Reluctantly I’m coming to the conclusion that I ought to buy a bean-bag and sit in the bath, or work from the back of the car. Or better still, buy a hospital table.
THE RETURN OF PENNY WANAWAKE
I am thrilled to have my Penelope Wanawake crime series restored to life by the ambitious new publisher Williams & Whiting. The Penny books were my very first entrants into the world of crime writing, more than thirty years ago, and sent me off into a career in detective fiction which over the years has introduced me to any number of like-minded people, made me dozens of new friends, given me responsibility, seen me taking part in conventions and conferences in a dozen different countries.
It all came about when the Sunday Times set up a competition to find a fresh fictional female detective, since at the time, most people could only come up with Miss Jane Marple. The paper was looking for someone completely different. I can do that, I thought. Unfortunately, I thought for too long.
Would I have won? Of course I would! But like so many things in my life, I let it slide and in the end, didn’t send anything in. The competition came and went. I have no idea who the winner was.
But the notion stayed with me . I tentatively wrote one chapter featuring a tall black feisty heroine called Penny. I gave her a Raffles-type gentleman-thief sidekick and lover, called Barnaby Midas. By making Barnaby a white South African, I was blowing a deliberate raspberry at the apartheid laws of that country. Although I’d never been to South Africa, I was at home here: I’d spent nearly ten years living in Tennessee where many of the same rules applied: black and white were kept strictly apart: segregated swimming pools, segregated housing, restaurants, legal rights. It was in the tumultuous Sixties, a time of marches and protests, of brave individuals standing up for their rights against the entrenched prejudice of the day. Crosses were on peoples’ lawns – including mine. The Klan came into town. Three civil rights workers were shot dead. Four little girls were killed when the Klan bombed a church in Birmingham, Alabama.

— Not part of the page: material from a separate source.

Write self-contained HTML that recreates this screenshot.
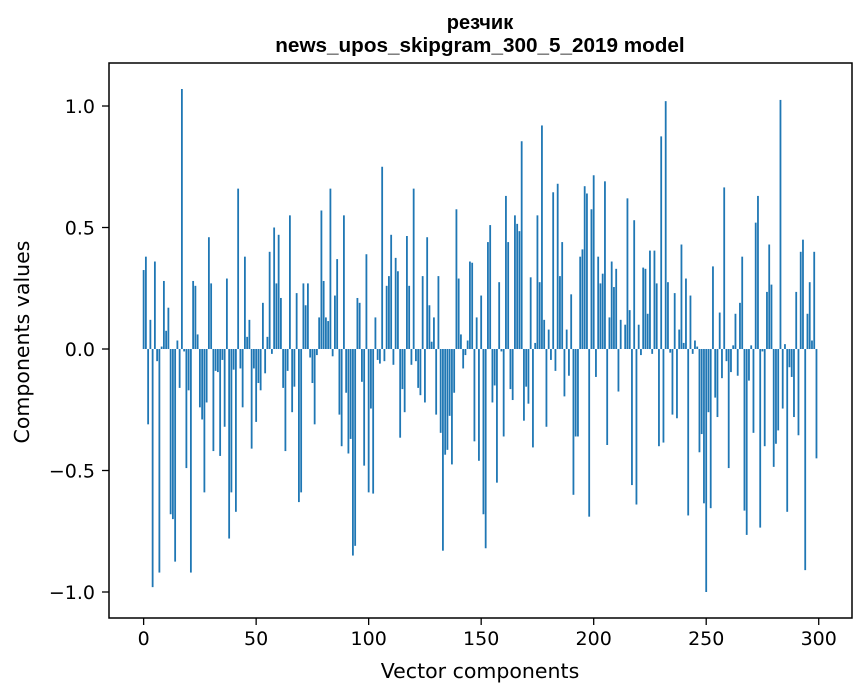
<!DOCTYPE html>
<html><head><meta charset="utf-8"><style>
html,body{margin:0;padding:0;background:#fff;}
svg{display:block;font-family:"DejaVu Sans","Liberation Sans",sans-serif;}
</style></head><body>
<svg id="chart" width="867" height="696" viewBox="0 0 867 696" xmlns="http://www.w3.org/2000/svg">
<rect width="867" height="696" fill="#fff"/>
<text x="480" y="29" text-anchor="middle" font-size="20" font-weight="bold" font-family="Liberation Sans, sans-serif">резчик</text>
<text x="480" y="52" text-anchor="middle" font-size="20.7" font-weight="bold" font-family="Liberation Sans, sans-serif">news_upos_skipgram_300_5_2019 model</text>
<g id="bars"></g>
<g id="xticks"></g>
<g id="yticks"></g>
<rect x="109" y="63" width="743" height="555" fill="none" stroke="#000" stroke-width="1.5"/>
<text x="480" y="678" text-anchor="middle" font-size="20.5">Vector components</text>
<text transform="translate(29,342) rotate(-90)" text-anchor="middle" font-size="20.5">Components values</text>
</svg>
<script>
const values = [
0.325,0.38,-0.31,0.12,-0.98,0.36,-0.05,-0.92,0.01,0.28,
0.075,0.17,-0.68,-0.70,-0.875,0.035,-0.16,1.07,-0.01,-0.49,
-0.17,-0.92,0.28,0.26,0.06,-0.24,-0.29,-0.59,-0.22,0.46,
0.27,-0.42,-0.09,-0.095,-0.44,-0.045,-0.32,0.29,-0.78,-0.59,
-0.085,-0.67,0.66,-0.08,-0.24,0.38,0.05,0.12,-0.41,-0.08,
-0.30,-0.14,-0.17,0.19,-0.10,0.05,0.40,-0.02,0.50,0.27,
0.47,0.21,-0.16,-0.42,-0.09,0.55,-0.26,-0.155,0.23,-0.63,
-0.59,0.27,0.18,0.27,-0.035,-0.14,-0.31,-0.025,0.13,0.57,
0.28,0.13,0.115,0.66,-0.03,0.22,0.37,-0.27,-0.40,0.55,
-0.18,-0.43,-0.37,-0.85,-0.81,0.21,0.19,-0.135,-0.48,0.39,
-0.59,-0.245,-0.595,0.13,-0.045,-0.06,0.75,-0.05,0.26,0.30,
0.47,-0.065,0.375,0.32,-0.365,-0.165,-0.26,0.465,0.26,-0.065,
0.66,-0.05,-0.16,-0.19,0.30,-0.22,0.46,0.18,0.03,0.13,
-0.27,0.30,-0.345,-0.83,-0.435,-0.415,-0.275,-0.475,-0.18,0.575,
0.29,0.06,-0.08,-0.025,0.035,0.36,0.355,-0.38,0.13,-0.46,
0.22,-0.68,-0.82,0.44,0.51,-0.22,-0.15,-0.55,0.275,-0.01,
-0.36,0.63,0.44,-0.165,-0.21,0.55,0.515,0.485,0.855,-0.295,
-0.155,-0.225,0.295,-0.405,0.025,0.55,0.275,0.92,0.12,-0.32,
0.08,-0.045,0.645,-0.09,0.68,0.30,0.44,-0.195,0.08,-0.11,
0.225,-0.60,-0.36,-0.36,0.38,0.41,0.67,0.64,-0.69,0.575,
0.715,-0.115,0.38,0.27,0.31,0.69,-0.395,0.13,0.36,0.255,
0.33,-0.175,0.12,0.0,0.10,0.62,0.16,-0.56,0.53,-0.64,
0.10,-0.025,0.335,0.33,0.145,0.405,-0.02,0.405,0.27,-0.40,
0.875,-0.385,1.02,0.275,-0.015,-0.27,0.23,-0.285,0.08,0.43,
0.025,0.29,-0.685,0.22,-0.02,0.035,0.01,-0.425,-0.35,-0.635,
-1.0,-0.26,-0.655,0.34,-0.20,-0.28,0.15,-0.12,0.665,-0.05,
-0.49,-0.095,0.015,0.145,-0.11,0.19,0.38,-0.665,-0.765,-0.13,
0.015,-0.345,0.52,0.63,-0.735,-0.01,-0.40,0.235,0.43,0.265,
-0.485,-0.39,-0.335,1.025,-0.245,0.02,-0.67,-0.075,-0.115,-0.28,
0.235,-0.355,0.40,0.45,-0.91,0.145,0.275,0.035,0.40,-0.45
];
const xTickLabels = ["0","50","100","150","200","250","300"];
const xTickValues = [0,50,100,150,200,250,300];
const yTickLabels = ["\u22121.0","\u22120.5","0.0","0.5","1.0"];
const yTickValues = [-1.0,-0.5,0.0,0.5,1.0];

const NS="http://www.w3.org/2000/svg";
const L=109,R=852,T=63,B=618;
const xmin=-15.39,xmax=314.79;
const ymin=-1.107,ymax=1.177;
function xs(v){return L+(v-xmin)/(xmax-xmin)*(R-L);}
function ys(v){return B-(v-ymin)/(ymax-ymin)*(B-T);}
const bars=document.getElementById('bars');
values.forEach((v,i)=>{
  const r=document.createElementNS(NS,'rect');
  const x0=xs(i-0.4),x1=xs(i+0.4);
  const y0=ys(Math.max(v,0)),y1=ys(Math.min(v,0));
  r.setAttribute('x',x0);r.setAttribute('width',x1-x0);
  r.setAttribute('y',y0);r.setAttribute('height',Math.max(y1-y0,0));
  r.setAttribute('fill','#1f77b4');
  
  
  bars.appendChild(r);
});
const xg=document.getElementById('xticks');
xTickValues.forEach((v,i)=>{
  const x=xs(v);
  const l=document.createElementNS(NS,'line');
  l.setAttribute('x1',x);l.setAttribute('x2',x);l.setAttribute('y1',B);l.setAttribute('y2',B+7);
  l.setAttribute('stroke','#000');l.setAttribute('stroke-width','1.3');
  
  
  xg.appendChild(l);
  const t=document.createElementNS(NS,'text');
  t.setAttribute('x',x);t.setAttribute('y',B+27);t.setAttribute('text-anchor','middle');t.setAttribute('font-size','19');
  t.textContent=xTickLabels[i];
  
  
  xg.appendChild(t);
});
const yg=document.getElementById('yticks');
yTickValues.forEach((v,i)=>{
  const y=ys(v);
  const l=document.createElementNS(NS,'line');
  l.setAttribute('x1',L-7);l.setAttribute('x2',L);l.setAttribute('y1',y);l.setAttribute('y2',y);
  l.setAttribute('stroke','#000');l.setAttribute('stroke-width','1.3');
  
  
  yg.appendChild(l);
  const t=document.createElementNS(NS,'text');
  t.setAttribute('x',L-14);t.setAttribute('y',y+7);t.setAttribute('text-anchor','end');t.setAttribute('font-size','19');
  t.textContent=yTickLabels[i];
  
  
  yg.appendChild(t);
});
</script>
</body></html>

I wanted a black heroine who refused to be intimidated by anyone or anything. So that first chapter was followed by a second, then a third. At the time, the only crime writer I knew was the award-winning James McClure, creator of the matchless Kramer and Zondi series, which said more about South Africa during the apartheid years than all the polemics and political agitation did. I told him about it, he asked to see it, read it and remarked: “You know it’s good, don’t you?”

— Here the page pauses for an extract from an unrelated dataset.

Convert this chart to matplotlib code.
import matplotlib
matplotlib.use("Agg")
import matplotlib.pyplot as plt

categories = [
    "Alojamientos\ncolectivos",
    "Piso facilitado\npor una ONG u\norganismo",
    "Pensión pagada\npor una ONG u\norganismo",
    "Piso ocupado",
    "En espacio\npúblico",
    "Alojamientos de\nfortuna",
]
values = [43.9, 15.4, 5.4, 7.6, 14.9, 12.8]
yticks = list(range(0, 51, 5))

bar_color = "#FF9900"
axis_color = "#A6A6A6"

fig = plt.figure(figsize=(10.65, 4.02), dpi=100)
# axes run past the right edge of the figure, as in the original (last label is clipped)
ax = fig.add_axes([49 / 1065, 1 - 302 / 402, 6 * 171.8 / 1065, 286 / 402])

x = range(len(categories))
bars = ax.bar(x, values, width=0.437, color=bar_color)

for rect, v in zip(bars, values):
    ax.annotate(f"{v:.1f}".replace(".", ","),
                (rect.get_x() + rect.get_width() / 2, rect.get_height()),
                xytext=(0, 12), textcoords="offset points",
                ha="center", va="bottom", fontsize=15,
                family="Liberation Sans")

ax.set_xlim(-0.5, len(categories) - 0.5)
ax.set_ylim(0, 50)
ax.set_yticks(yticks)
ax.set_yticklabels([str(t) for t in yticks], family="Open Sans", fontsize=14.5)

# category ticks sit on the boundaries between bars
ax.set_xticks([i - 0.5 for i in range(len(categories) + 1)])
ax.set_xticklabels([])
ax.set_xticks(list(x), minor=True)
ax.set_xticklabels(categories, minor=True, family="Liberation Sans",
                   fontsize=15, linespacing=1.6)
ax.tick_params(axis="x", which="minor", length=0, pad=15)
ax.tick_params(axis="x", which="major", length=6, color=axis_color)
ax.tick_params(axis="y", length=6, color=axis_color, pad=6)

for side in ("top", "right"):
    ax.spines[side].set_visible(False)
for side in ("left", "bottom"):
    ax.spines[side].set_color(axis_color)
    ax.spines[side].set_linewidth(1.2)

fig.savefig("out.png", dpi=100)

And kindly, he organized for me to send it to George Hardinge at Macmillan. The rest is history. Or at least, my history.
Penny was the first black heroine in the literature. On the outside, Penny bears no resemblance to her creator. On the inside … well, that’s for the reader to judge. She was intended to be the feminist answer to James Bond, Travis McGee and the other freewheeling heroes of the literature, at liberty to go down whichever mean streets she chose, cracking wise all over the place, free to sleep with whomsoever she wished. Until AIDS struck, and it no longer seemed appropriate. As my publisher at the time said, we needed to eliminate any possible ‘sleaze factor’.
Despite that, the Penny books received accolades that made me gasp with pleasure.
Williams & Whiting have done me proud. The new and improved Penny books have been given striking new covers, guaranteed to make the potential reader reach out and pick them up, and I’ve written an introduction for each book. I hope they’ll beguile my former readers into rereading them, and entice new readers into trying them.